Ken Haycock’s comments on the importance of relationships defining advocacy struck an immediate chord. I have always known that without established relationships, I would have been another face asking for funding in an environment of limited resources. When Wendy Newman so aptly pointed out that requesting increased staffing in this type of environment may not be the best choice, I knew instinctively that she was right. Their comments on advocacy in a resource-limited environment made me look closely at annual budgets. I finally realized that understanding the LCAP (Local Control Authority Plan) was worthwhile. Even though budgeting and accounting is not something I enjoy, I mastered the district’s zero-based budgeting model…and it became an excellent tool to prioritize library needs and projections.
Of all the guest speakers, Joseph Janes made me feel like jumping up and pumping my fist into the air. His simple statement to advocate “for the library you are and the one you want to become” immediately resonated with me. It is such a powerful statement and one that strips advocacy down to its core principles. Using his motto, we need to remember to engage administrations and school boards by advocating for libraries that can be, ought to be, could be, and should be the very best. Using these techniques, advocacy will fit into the vision for the entire school district, and, once in that vision, advocacy becomes easier and easier. After three years, my proposed district library budget made it into the LCAP and in a big way. In a way it’s like winning the lottery, but with a great deal of advocacy and hard work behind it! I just wish that there would be a Library Advocacy Unshushed: Part II. Hopefully the University of Toronto will hear this!
Author: Kate MacMillan
18 years as Coordinator of Library Services for Napa Valley USD and Napa Valley School Library Consortium; 2010-current CDE Recommended Literature Committee member; 8 years as an outside library consultant for Follett Library Resources; 6 years as a Napa County Library Commissioner; Current member of California Dept of Education’s Literature Committee; Napa TV Public Access board member; ALA, AASL, CLA (Californiia Library Association), CSLA (California School Library Association) and CUE (Computer Using Educators). Conference presentations include: United We Stand; School and Public Libraries Working Together (CLA 2016, CSLA 2017), It’s Not Your Mother’s Library 2012 and 2013 (CUE); Enhancing Online Resources through Library Partnerships (CUE 2010); Implementing School Library Consortium (CSLA 2008); Athletes as Readers and Leaders (2008 Association of American Publishers & CSLA Project). Contributor to School Libraries: What’s Now, What’s Next, What’s Yet to Come!

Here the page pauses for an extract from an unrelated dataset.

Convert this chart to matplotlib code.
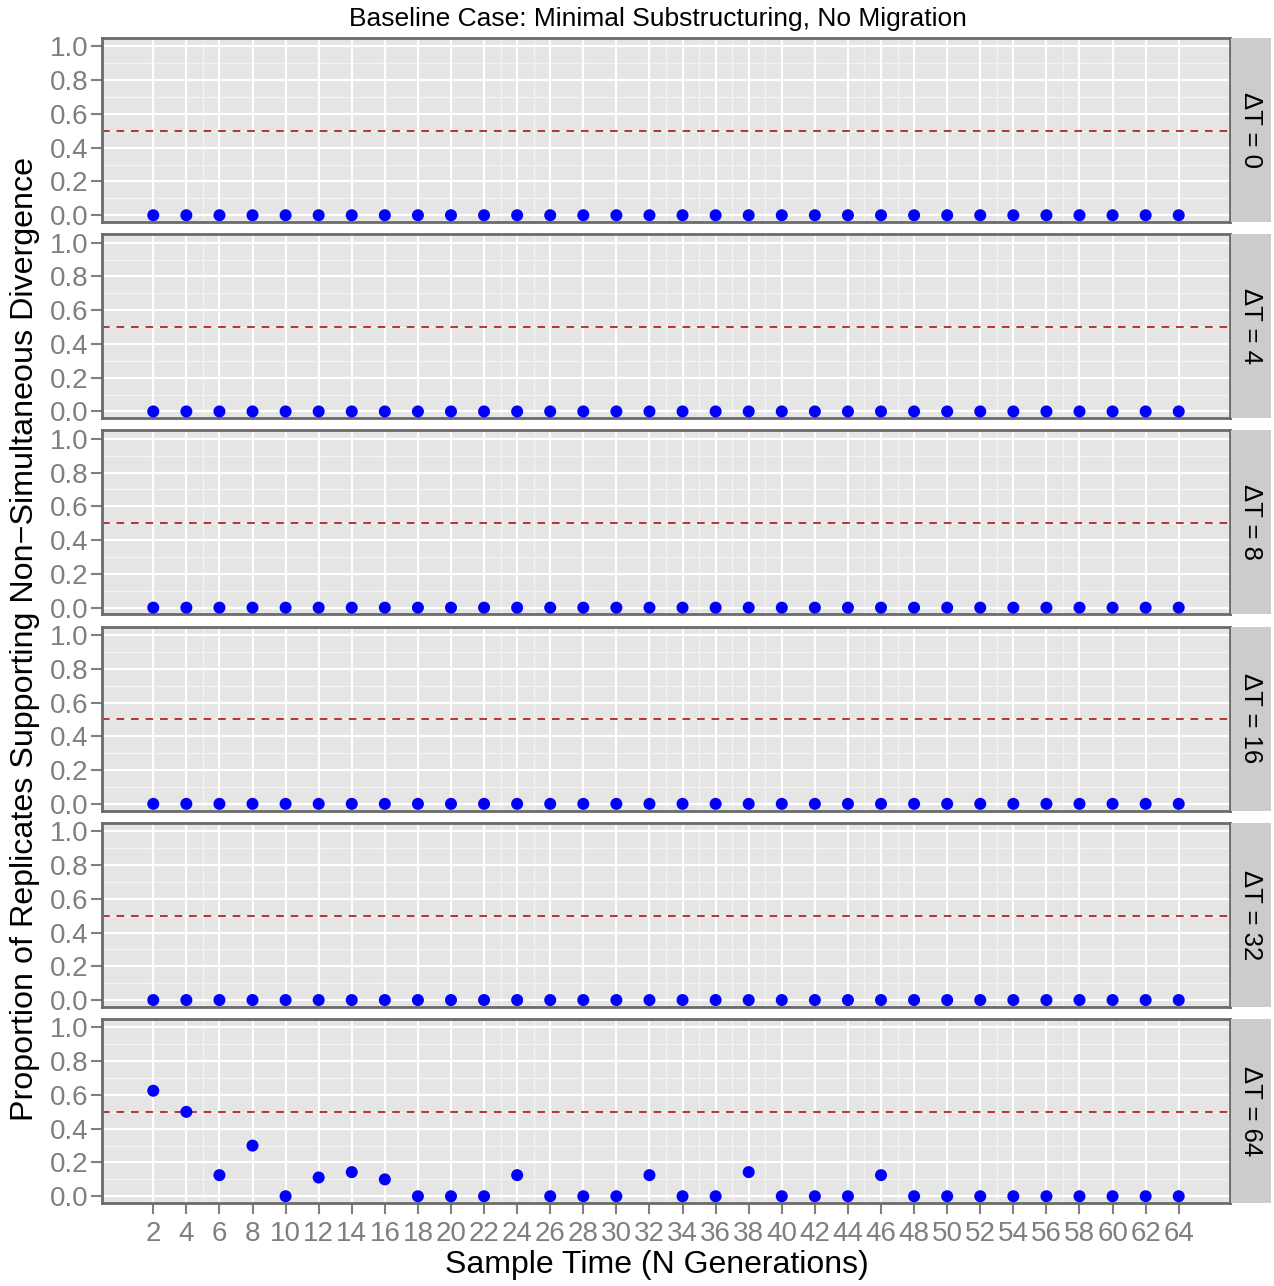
#------------------------------------------------------------------------
# PROPORTION OF REPLICATES SUPPORTING NON-SIMULTANEOUS DIVERGENCE
#------------------------------------------------------------------------
import numpy as np
import matplotlib
matplotlib.use('Agg')
import matplotlib.pyplot as plt

plt.rcParams['font.family'] = ['Liberation Sans', 'DejaVu Sans']

#------------------------------------------------------------------------
# DATA
sample_times = [2, 4, 6, 8, 10, 12, 14, 16, 18, 20, 22, 24, 26, 28, 30, 32,
                34, 36, 38, 40, 42, 44, 46, 48, 50, 52, 54, 56, 58, 60, 62, 64]
delta_t = [0, 4, 8, 16, 32, 64]

prop_dt0 = [0, 0, 0, 0, 0, 0, 0, 0, 0, 0, 0, 0, 0, 0, 0, 0,
            0, 0, 0, 0, 0, 0, 0, 0, 0, 0, 0, 0, 0, 0, 0, 0]
prop_dt4 = [0, 0, 0, 0, 0, 0, 0, 0, 0, 0, 0, 0, 0, 0, 0, 0,
            0, 0, 0, 0, 0, 0, 0, 0, 0, 0, 0, 0, 0, 0, 0, 0]
prop_dt8 = [0, 0, 0, 0, 0, 0, 0, 0, 0, 0, 0, 0, 0, 0, 0, 0,
            0, 0, 0, 0, 0, 0, 0, 0, 0, 0, 0, 0, 0, 0, 0, 0]
prop_dt16 = [0, 0, 0, 0, 0, 0, 0, 0, 0, 0, 0, 0, 0, 0, 0, 0,
             0, 0, 0, 0, 0, 0, 0, 0, 0, 0, 0, 0, 0, 0, 0, 0]
prop_dt32 = [0, 0, 0, 0, 0, 0, 0, 0, 0, 0, 0, 0, 0, 0, 0, 0,
             0, 0, 0, 0, 0, 0, 0, 0, 0, 0, 0, 0, 0, 0, 0, 0]
prop_dt64 = [0.625, 0.5, 0.125, 0.3, 0, 0.111, 0.143, 0.1, 0, 0, 0, 0.125, 0, 0, 0, 0.125,
             0, 0, 0.143, 0, 0, 0, 0.125, 0, 0, 0, 0, 0, 0, 0, 0, 0]
proportions = [prop_dt0, prop_dt4, prop_dt8, prop_dt16, prop_dt32, prop_dt64]

threshold = 0.5
y_ticks = [0.0, 0.2, 0.4, 0.6, 0.8, 1.0]
y_minor = [0.1, 0.3, 0.5, 0.7, 0.9]
x_minor = [5, 23, 25, 33, 35, 37, 39, 45, 47, 53, 57]

title = 'Baseline Case: Minimal Substructuring, No Migration'
xlabel = 'Sample Time (N Generations)'
ylabel = 'Proportion of Replicates Supporting Non\u2212Simultaneous Divergence'
#------------------------------------------------------------------------

#------------------------------------------------------------------------
# LAYOUT (pixels)
W, H = 1274, 1286
left, right = 102, 1230
strip_w = 40
top0, step, ph = 38, 196.2, 184
tick_grey = '#7F7F7F'
border = '#6B6B6B'
fs = 20

fig = plt.figure(figsize=(W / 100, H / 100), dpi=100)

x_span = sample_times[-1] - sample_times[0]
xlim = (sample_times[0] - 0.05 * x_span, sample_times[-1] + 0.05 * x_span)

for i, (dt, vals) in enumerate(zip(delta_t, proportions)):
    top = top0 + step * i
    ax = fig.add_axes([left / W, 1 - (top + ph) / H, (right - left) / W, ph / H])
    ax.set_facecolor('#E5E5E5')
    ax.set_xlim(*xlim)
    ax.set_ylim(-0.04, 1.05)

    # grid
    for yv in y_minor:
        ax.axhline(yv, color='#F2F2F2', lw=1.0, zorder=0)
    for xv in x_minor:
        ax.axvline(xv, color='#F2F2F2', lw=1.0, zorder=0)
    for yv in y_ticks:
        ax.axhline(yv, color='white', lw=1.6, zorder=0.5)
    for xv in sample_times:
        ax.axvline(xv, color='white', lw=1.6, zorder=0.5)

    ax.axhline(threshold, color='#A80000', lw=1.1, ls=(0, (5, 4.5)), zorder=2)
    ax.scatter(sample_times, vals, s=75, color='#0000FF', edgecolors='none', zorder=3)

    ax.set_yticks(y_ticks)
    ax.set_yticklabels(['%.1f' % v for v in y_ticks])
    ax.set_xticks(sample_times)
    if i == len(delta_t) - 1:
        ax.set_xticklabels([str(v) for v in sample_times])
        ax.tick_params(axis='x', length=8, width=1.5, color=tick_grey,
                       labelcolor=tick_grey, labelsize=fs, pad=5)
    else:
        ax.tick_params(axis='x', length=0, labelbottom=False)
    ax.tick_params(axis='y', length=8, width=1.5, color=tick_grey,
                   labelcolor=tick_grey, labelsize=fs, pad=2)
    for sp in ax.spines.values():
        sp.set_color(border)
        sp.set_linewidth(2.0)

    # facet strip on the right
    sax = fig.add_axes([(right + 1) / W, 1 - (top + ph) / H, strip_w / W, ph / H])
    sax.set_facecolor('#CCCCCC')
    sax.set_xticks([])
    sax.set_yticks([])
    for sp in sax.spines.values():
        sp.set_visible(False)
    sax.text(0.5, 0.5, '\u0394T = %d' % dt, rotation=-90, ha='center', va='center',
             fontsize=18.5, color='black', transform=sax.transAxes)

fig.text(658 / W, 1 - 19 / H, title, ha='center', va='center', fontsize=19)
fig.text(657 / W, 1 - 1265 / H, xlabel, ha='center', va='center', fontsize=23)
fig.text(25 / W, 1 - 639 / H, ylabel, ha='center', va='center', rotation=90, fontsize=23.2)

fig.savefig('out.png', dpi=100)
#------------------------------------------------------------------------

Categories: Advocacy/Leadership, Blog Topics
Thank you for spotlighting this PD experience, Kate. I participated in the “Library Advocacy Unshushed MOOC” in spring 2015. I had so many take-aways that have influenced my advocacy work since that time.
The “Partnerships and Coalitions” week was especially powerful for me. These were two of the concepts that hit home for me.
Partnerships: “One of the biggest benefits for the library’s advocacy is that partner organizations get to know the library better and understand the impact and the potential of libraries and librarians.”
Coalitions: “Libraries also advocate for their communities through coalitions. In fact, we need coalitions because we are such a small community on our own – think of issues such as copyright, or intellectual /freedom. If we work as part of a coalition, we will be able to punch above our weight.”
Yes, University of Toronto! Librarians, and school librarians in particular, are ready for Part II!